//CREDIT UNIONS: THE SAFE AND AFFORDABLE WAY TO HANDLE YOUR MONEY
Without an account with a local credit union or bank, many people routinely pay anywhere from three to eight percent of their weekly income just to cash their payroll checks. That cost can be much higher if a payday loan is used to receive a cash advance. There are many reasons why you should open an account at a credit union.
With a credit union checking or savings account, it’s much easier and affordable to do simple things like save money, pay bills, send cash to relatives, and borrow money.
And, a credit union does not charge a fee for cashing a check. As a matter of fact, a credit union will PAY YOU to keep money in a savings account. This is called a “dividend” and it means your money is making money while it is in the account.
Here are some other ways a credit union can help you:
Protect you and your money with a savings account
It is not safe to leave large amounts of money in your house. It is also not safe to carry around large amounts of cash. It could be stolen or lost. A savings account is a safe place to keep your money. Your money is protected if you put it in a credit union that is insured by the National Credit Union Administration (NCUA). The NCUA provides credit unions with insurance to protect your money.
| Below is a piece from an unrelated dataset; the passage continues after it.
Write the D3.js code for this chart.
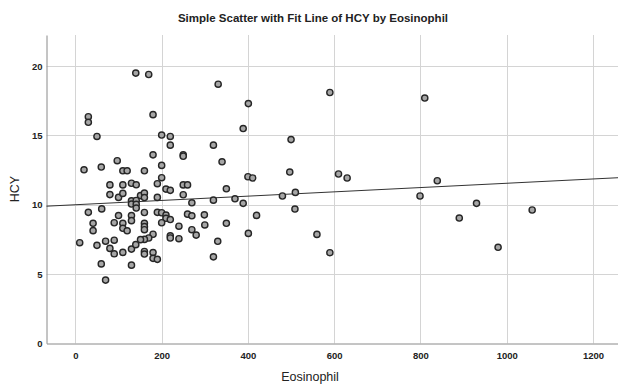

Help you pay bills conveniently with a checking account
A checking account lets you write checks or use debit or ATM cards instead of paying with cash. Whether you write a check at the grocery store, or use an ATM card at the gas station, it’s an easy and convenient way to get around today’s increasingly “cashless” society. Paying with a card or check is safer than carrying cash. You can even use a checking account to wire money to relatives back home.
Provide affordable loans
Credit unions traditionally offer low rate loans and make a great alternative to using a payday lender. The biggest disadvantage of a payday loan is the high cost. The Annual Percentage Rate (APR) of a payday loan can vary between 400% to 800%. Credit unions, in contrast, typically charge between 10% and 17% APR for personal loans.